A rather startling feature of the present biopsy is the finding of a “glomeruloid body” composed of a proliferation of endothelial-lined capillaries and arterioles. It is often difficult to determine the capillary origin and as Dr. Robert Heptinstall noted in his First Edition of Pathology of the Kidney (Chapter 19: Pages 564-565, Figure 19-20. 1966) “Such glomera may be very conspicuous features in certain cases of thrombotic thrombocytopenia purpura (TTP).” These features are dramatically illustrated in the paper of MacWhinney et al (1). These “glomera” of cells may sometimes attain the size of glomeruli. They noted that similar proliferations can be seen in radiation nephritis and malignant hypertension, and others have noted them also. This ‘glomeruloid body’ was included in Heptinstall’s subsequent editions (2nd to the 5th Editions) and mentioned but not illustrated in the Sixth Edition. A very similar lesion was produced in an animal model by Dvorak et al (2) by the injection of VEGF which was sufficient for induction of the glomeruloid microvascular proliferations.

These unusual changes appear to be a severe form of microangiopathic change and likely can be seen in association with many, if not all, of the causes of TMA.

1. MacWhinney JB, Packer JT, Miller G and Greendyke RM. Thrombotic thrombocytopenic purpura in childhood.

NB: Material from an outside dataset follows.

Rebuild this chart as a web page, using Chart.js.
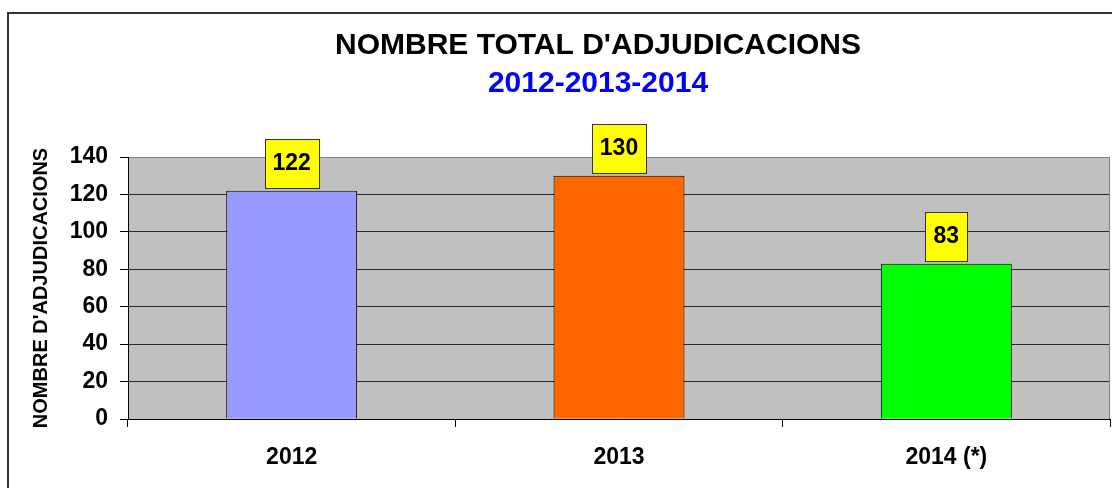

Blood 19 (2): 181-189, 1962
2. Sundberg C, Nagy JA, Brown LF, Feng D, Eckelhoefer IA, Manseau EJ, Dvorak AM, Dvorak HF. Glomeruloid Microvascular Proliferation Follows Adenoviral Vascular Permeability Factor/Vascular Endothelial Growth Factor-164 Gene Delivery. Am J Pathol. 2001 Mar; 158(3): 1145–1160. doi: 10.1016/S0002-9440(10)64062-X


Quick note: This post is to be used for informational purposes only and does not constitute medical or health advice. Each person should consult their own doctor with respect to matters referenced. Arkana Laboratories assumes no liability for actions taken in reliance upon the information contained herein.